There aren't enough 'experts' giving advice who actually know first hand about fashion or business. Ignorance is rife - a business counsellor basing her advice on her own idea of style and local shopping experiences. An advisor who said to "get rid of the corsage" a few years ago - all great talkers but were they to be thoroughly evaluated, there'd be evidence to suggest they really know nothing about the businesses they've been advising on.

Our business strategy has also been inhibited by my husband's illness. He's had a few lung operations in the last couple of years, throwing many plans out the window.

Now we go to trends presentations in Dublin and last year we were in London. We've had dealings recently with Handel Export in Belfast, and NITC in Amsterdam. Both were extremely helpful, so things are changing. I've been selling abroad for years and hope to travel again as soon as my husband's stronger.

What are the challenges of trying to set up a business in the creative industries in NI?
I was really pleased to get support from the Arts Council of Northern Ireland, and Louth Enterprise Board for the Philadelphia show.
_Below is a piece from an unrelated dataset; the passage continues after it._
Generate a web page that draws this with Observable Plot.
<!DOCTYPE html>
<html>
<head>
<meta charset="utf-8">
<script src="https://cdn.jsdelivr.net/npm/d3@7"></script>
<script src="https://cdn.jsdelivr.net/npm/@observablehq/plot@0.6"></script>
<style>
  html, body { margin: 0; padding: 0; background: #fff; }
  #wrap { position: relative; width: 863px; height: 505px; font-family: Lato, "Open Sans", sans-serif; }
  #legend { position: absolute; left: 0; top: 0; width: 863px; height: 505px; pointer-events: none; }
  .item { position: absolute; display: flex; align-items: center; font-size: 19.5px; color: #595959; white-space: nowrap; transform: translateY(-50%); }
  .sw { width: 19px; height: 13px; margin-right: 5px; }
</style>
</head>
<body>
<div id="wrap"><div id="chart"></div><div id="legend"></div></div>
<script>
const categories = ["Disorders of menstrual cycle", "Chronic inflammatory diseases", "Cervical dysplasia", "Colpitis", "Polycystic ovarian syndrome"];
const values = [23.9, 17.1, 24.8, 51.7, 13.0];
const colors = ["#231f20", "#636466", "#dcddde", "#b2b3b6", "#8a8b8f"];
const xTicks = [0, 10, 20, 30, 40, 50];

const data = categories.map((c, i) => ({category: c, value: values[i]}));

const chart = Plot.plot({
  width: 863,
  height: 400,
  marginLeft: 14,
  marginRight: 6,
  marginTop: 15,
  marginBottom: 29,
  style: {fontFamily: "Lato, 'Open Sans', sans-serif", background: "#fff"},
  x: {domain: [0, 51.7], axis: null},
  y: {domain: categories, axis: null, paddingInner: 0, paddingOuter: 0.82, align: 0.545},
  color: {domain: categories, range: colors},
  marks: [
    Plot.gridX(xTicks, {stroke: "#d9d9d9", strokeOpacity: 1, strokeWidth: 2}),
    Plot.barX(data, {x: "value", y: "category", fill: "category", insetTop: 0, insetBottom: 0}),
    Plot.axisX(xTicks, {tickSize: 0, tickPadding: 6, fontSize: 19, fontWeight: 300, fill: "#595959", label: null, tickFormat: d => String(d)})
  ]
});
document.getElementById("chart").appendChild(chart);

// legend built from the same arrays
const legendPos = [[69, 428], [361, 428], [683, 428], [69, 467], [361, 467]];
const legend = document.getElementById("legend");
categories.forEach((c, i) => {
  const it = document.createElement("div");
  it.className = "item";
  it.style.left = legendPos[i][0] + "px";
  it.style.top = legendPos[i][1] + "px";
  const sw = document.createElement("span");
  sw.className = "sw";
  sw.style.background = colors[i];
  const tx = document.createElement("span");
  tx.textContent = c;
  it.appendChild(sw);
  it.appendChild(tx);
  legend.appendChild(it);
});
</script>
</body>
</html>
I've also joined a Belfast-based textiles networking group called Thimble Ireland, and through the group I've been able to deal with Invest NI and the Belfast City Council who've been supportive with excellent publicity material.
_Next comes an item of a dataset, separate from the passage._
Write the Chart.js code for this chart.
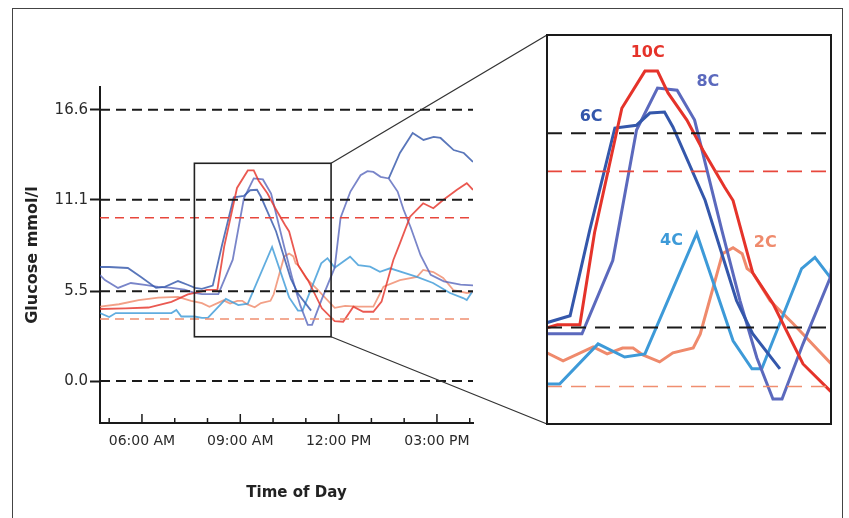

Yet in spite of this, craft or fashion design hasn't been a priority for agencies here. They're often seen as lifestyle businesses, and unless you've big plans, and plenty of capital, agencies aren't very interested. The Republic credits them more so quite a few Northern Irish designers are based in the South.

How have you managed to promote yourself so extensively?
We've been able to get good publicity by spending a lot of time writing to different publications, spending money on good publicity material, and having a product that's very interesting and visually attractive. My husband wrote to the main magazine that covered the Philadelphia show in the states. They devoted about eight pages to visuals and copy.
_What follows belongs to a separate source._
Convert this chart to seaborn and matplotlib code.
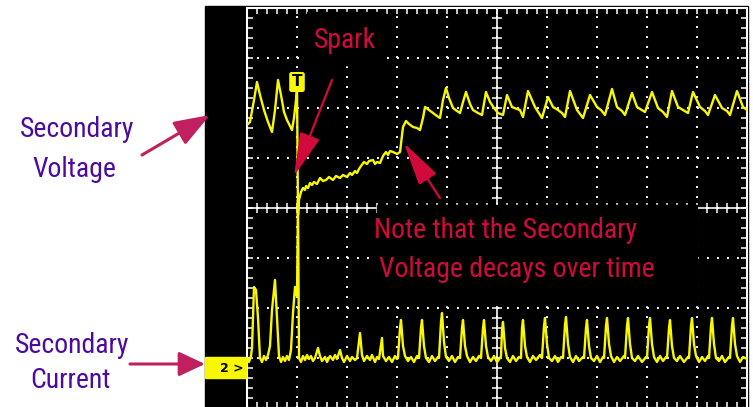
import numpy as np
import pandas as pd
import matplotlib
matplotlib.use('Agg')
import matplotlib.pyplot as plt
from matplotlib import font_manager
from matplotlib.patches import Rectangle
from matplotlib.ticker import MultipleLocator, NullFormatter
import seaborn as sns

# scope screen: 10 x 8 divisions, 50 counts per division
# (t, level) vertices
voltage_pts = [
    (0, 283), (3, 286), (7, 308), (10, 326), (13, 313), (17, 298), (21, 286), (25, 276),
    (28, 298), (31, 328), (34, 313), (37, 296), (40, 288), (43, 282), (45, 278), (47, 290),
    (49, 308), (50, 320), (51, 193), (52, 208), (54, 216), (56, 220), (58, 218), (59, 222),
    (61, 220), (63, 225), (65, 223), (67, 226), (70, 224), (73, 230), (76, 227), (79, 228),
    (82, 231), (86, 228), (89, 232), (93, 230), (96, 233), (100, 231), (103, 235), (105, 233),
    (108, 237), (110, 235), (112, 239), (114, 242), (117, 246), (120, 244), (122, 247),
    (126, 248), (128, 244), (130, 246), (133, 245), (136, 252), (139, 256), (141, 253),
    (143, 257), (146, 256), (150, 254), (153, 256), (156, 281), (159, 287), (162, 284),
    (166, 281), (170, 280), (173, 278), (176, 290), (178, 301), (182, 298), (186, 295),
    (190, 292), (193, 290), (196, 308), (199, 320), (202, 310), (206, 300), (210, 297),
    (213, 295), (216, 306), (219, 316), (223, 304), (226, 298), (231, 295), (235, 293),
    (239, 316), (243, 306), (247, 300), (251, 295), (256, 293), (260, 313), (265, 301),
    (270, 299), (273, 298), (276, 291), (281, 317), (288, 301), (295, 290), (301, 311),
    (306, 301), (311, 298), (315, 295), (318, 291), (323, 317), (330, 298), (336, 290),
    (343, 313), (350, 301), (354, 298), (358, 293), (365, 319), (370, 301), (375, 297),
    (378, 293), (385, 315), (390, 301), (398, 296), (405, 316), (411, 300), (416, 296),
    (420, 291), (425, 317), (431, 301), (436, 298), (441, 295), (446, 316), (453, 301),
    (458, 297), (461, 293), (468, 313), (475, 300), (480, 297), (483, 293), (490, 317),
    (496, 301), (500, 298),
]

current_pts = [
    (0, 50), (2, 46), (4, 52), (5, 60), (7, 121), (9, 118), (11, 90), (13, 50), (15, 46),
    (17, 52), (19, 48), (21, 53), (23, 62), (25, 98), (28, 128), (30, 90), (32, 52),
    (34, 46), (36, 51), (38, 47), (40, 52), (42, 48), (44, 58), (46, 95), (48, 121),
    (50, 112), (51, 208), (52, 50), (54, 46), (56, 52), (58, 48), (60, 53), (62, 49),
    (64, 52), (66, 47), (68, 50), (71, 60), (73, 52), (75, 47), (78, 51), (80, 46),
    (83, 52), (86, 48), (88, 53), (90, 49), (93, 58), (95, 50), (97, 46), (100, 52),
    (103, 47), (105, 51), (108, 48), (110, 50), (113, 75), (115, 53), (117, 47), (120, 52),
    (123, 48), (125, 53), (128, 46), (130, 51), (132, 49), (135, 70), (136, 52), (139, 47),
    (142, 51), (145, 46), (148, 52), (150, 49),
    (151, 50), (153, 80), (154, 88), (156, 62), (158, 52), (161, 47), (164, 51), (167, 46), (170, 52),
    (172, 50), (174, 80), (175, 88), (177, 62), (179, 50), (182, 46), (185, 52), (188, 47), (191, 51),
    (192, 50), (194, 86), (195, 95), (197, 66), (199, 51), (202, 47), (205, 52), (208, 46), (211, 51),
    (213, 50), (215, 80), (216, 88), (218, 62), (220, 52), (223, 46), (226, 51), (229, 47), (232, 52),
    (234, 50), (236, 80), (237, 88), (239, 62), (241, 51), (244, 47), (247, 52), (250, 46), (253, 50),
    (254, 52), (255, 78), (256, 86), (258, 60), (260, 50), (263, 46), (266, 52), (269, 47), (272, 51),
    (274, 50), (275, 80), (276, 88), (278, 62), (280, 51), (283, 46), (286, 52), (289, 48), (293, 53),
    (295, 50), (297, 82), (298, 90), (300, 64), (302, 50), (305, 47), (308, 52), (311, 46), (314, 51),
    (316, 50), (318, 83), (319, 91), (321, 64), (323, 51), (326, 46), (329, 52), (332, 47), (336, 51),
    (337, 50), (339, 80), (340, 88), (342, 62), (344, 50), (347, 47), (350, 52), (353, 46), (356, 51),
    (357, 50), (359, 82), (360, 90), (362, 64), (364, 52), (367, 46), (370, 51), (373, 47), (377, 52),
    (378, 50), (380, 82), (381, 90), (383, 64), (385, 50), (388, 47), (391, 52), (395, 46), (399, 51),
    (400, 50), (402, 82), (403, 90), (405, 64), (407, 51), (410, 46), (413, 52), (416, 47), (419, 51),
    (420, 50), (422, 80), (423, 88), (425, 62), (427, 50), (430, 47), (433, 52), (437, 46), (441, 51),
    (442, 50), (444, 82), (445, 90), (447, 64), (449, 52), (452, 46), (455, 51), (458, 47), (461, 52),
    (462, 50), (464, 82), (465, 90), (467, 64), (469, 50), (472, 47), (475, 52), (478, 46), (482, 51),
    (483, 50), (485, 82), (486, 90), (488, 64), (490, 52), (493, 46), (496, 51), (500, 49),
]

df_v = pd.DataFrame(voltage_pts, columns=['t', 'level'])
df_c = pd.DataFrame(current_pts, columns=['t', 'level'])

yellow = '#f8f800'
purple = '#4b0c9e'
red = '#d20a3c'
magenta = '#c0205f'

# the labels are in a narrow Arial-like face; take a condensed one if there is one
installed = {f.name for f in font_manager.fontManager.ttflist}
narrow = [n for n in ['Liberation Sans Narrow', 'Roboto Condensed', 'Open Sans Condensed',
                      'Arial Narrow'] if n in installed]
if narrow:
    lab_font = dict(family=[narrow[0], 'DejaVu Sans'], fontsize=20)
else:
    lab_font = dict(family=['Liberation Sans', 'DejaVu Sans'], fontsize=17.5)

W, H = 753, 407
fig = plt.figure(figsize=(W / 100, H / 100), dpi=100, facecolor='white')

# black scope screen
fig.add_artist(Rectangle((205 / W, 0), 543 / W, 401 / H, transform=fig.transFigure,
                         color='black', zorder=0))

pos = [247 / W, (H - 408) / H, 500 / W, 400 / H]

# grid + frame
ax = fig.add_axes(pos, zorder=1)
ax.set_facecolor('none')
ax.set_xlim(0, 500)
ax.set_ylim(0, 400)
ax.xaxis.set_major_locator(MultipleLocator(50))
ax.yaxis.set_major_locator(MultipleLocator(50))
ax.xaxis.set_minor_locator(MultipleLocator(10))
ax.yaxis.set_minor_locator(MultipleLocator(10))
for s in ax.spines.values():
    s.set_color('white')
    s.set_linewidth(1.5)
ax.tick_params(which='both', direction='in', length=4, width=1.1, color='white',
               top=True, right=True, labelleft=False, labelbottom=False)
ax.grid(which='major', color='white', lw=1.5, ls=(0, (0.9, 3.9)))

# centre cross with tick marks
cx = fig.add_axes(pos, zorder=2)
cx.set_facecolor('none')
cx.set_xlim(0, 500)
cx.set_ylim(0, 400)
cx.spines['top'].set_visible(False)
cx.spines['right'].set_visible(False)
cx.spines['left'].set_position(('data', 250))
cx.spines['bottom'].set_position(('data', 200))
for s in ('left', 'bottom'):
    cx.spines[s].set_color('white')
    cx.spines[s].set_linewidth(1.2)
cx.xaxis.set_major_locator(MultipleLocator(50))
cx.yaxis.set_major_locator(MultipleLocator(50))
cx.xaxis.set_minor_locator(MultipleLocator(10))
cx.yaxis.set_minor_locator(MultipleLocator(10))
cx.xaxis.set_major_formatter(NullFormatter())
cx.yaxis.set_major_formatter(NullFormatter())
cx.tick_params(which='both', direction='inout', length=7, width=1.1, color='white')

# black boxes behind the callout text
cx.add_patch(Rectangle((60, 343), 78, 53, color='black', zorder=3))
cx.add_patch(Rectangle((130, 103), 320, 100, color='black', zorder=3))

sns.lineplot(data=df_v, x='t', y='level', ax=cx, color=yellow, lw=1.7,
             estimator=None, sort=False, legend=False, zorder=4)
sns.lineplot(data=df_c, x='t', y='level', ax=cx, color=yellow, lw=1.7,
             estimator=None, sort=False, legend=False, zorder=4)
cx.set_xlabel('')
cx.set_ylabel('')

# trigger marker
cx.text(50, 326, 'T', ha='center', va='center', fontsize=11, fontweight='bold',
        color='black', zorder=5,
        bbox=dict(boxstyle='round,pad=0.12', fc=yellow, ec=yellow))

# overlay for labels and arrows, in screen pixels
ov = fig.add_axes([0, 0, 1, 1], zorder=5)
ov.set_xlim(0, W)
ov.set_ylim(H, 0)
ov.axis('off')

ov.add_patch(Rectangle((205, 357), 41, 21, color=yellow))
ov.text(232, 368, '2 >', ha='center', va='center', fontsize=9, fontweight='bold',
        color='black')

for x, y, s in [(77, 137, 'Secondary'), (74, 177, 'Voltage'),
                (72, 353, 'Secondary'), (70, 388, 'Current')]:
    ov.text(x, y, s, color=purple, ha='center', va='baseline', **lab_font)

for x, y, s in [(345, 48, 'Spark'), (506, 238, 'Note that the Secondary'),
                (517, 277, 'Voltage decays over time')]:
    ov.text(x, y, s, color=red, ha='center', va='baseline', **lab_font)


def arrow(tail, tip, color, hl, hw, lw):
    ov.annotate('', xy=tip, xytext=tail,
                arrowprops=dict(arrowstyle=f'-|>,head_length={hl},head_width={hw}',
                                mutation_scale=1, color=color, lw=lw,
                                shrinkA=0, shrinkB=0))


arrow((142, 155), (210, 115), magenta, 22, 8, 2.2)
arrow((130, 364), (205, 364), magenta, 16, 7.5, 2.2)
arrow((332, 80), (294, 176), red, 27, 6.5, 1.6)
arrow((440, 198), (404, 143), red, 27, 6.5, 1.6)

fig.savefig('out.png', dpi=100, facecolor='white')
It was excellent to exhibit at the Love Life Love Linen show in the Belfast fashion week a couple of years back alongside designers like Dolce & Gabbana, John Rocha, Stella McCartney, Marni, and Paul Smith. I also get outfits shown on RTE programs - Off the Rails, Open House and Ireland AM. My designs have appeared in Image, Irish Tatler, Irish Wedding and New Home as well as all the Irish broadsheets. We even got a feature in the very exclusive Ornament and Crafts Report magazines in the States.

How did it feel to exhibit at the prestigious Philadelphia Show?
It was very pleasing to get past the jury process for such a major show, and to work alongside many exceptional craftspeople and artists. It was also good to network with artists from further a field who were operating in a very different market to Ireland. It was refreshing to speak to them, and to be appreciated for the skill of my work.

The application had to be in 15 months beforehand. Then I had to be juried by a very daunting combination of people, among them the curator of decorative arts at the Newark Museum in New Jersey, the owner of the Ferrin Gallery, New York, the president of the SOFA interiors show in Michigan and the professor in Craft Studies at the University of the Arts in Philadelphia.

Who was the collection aimed at?
I've ideas about my market, but it isn't really based on age or any definite type. It's women who can make up their own mind about what they like. Sofia Coppola would be an ideal muse, with that subtlety, intelligence, and a deep confidence in what works for her.

What inspired your collection?
I get inspiration from watching people in Paris, London, Milan, Dublin and New York. When I visit my South American home, I'm always refreshed and inspired by the way people dress. I did some short courses in college in London, and looked at the story side of collections. I'd like to develop that side more, but I'm also fascinated by simplicity and understatement.

What advice do you have for young people interested in pursuing a career in this field?
A qualification opens more doors, and some things are closed to you without one. Make sure that the college the course and the tutors are right for you. Then you should try your hardest to work with a company or designer that produces work that you aspire to be able to match. This means time in one of the fashion capitals.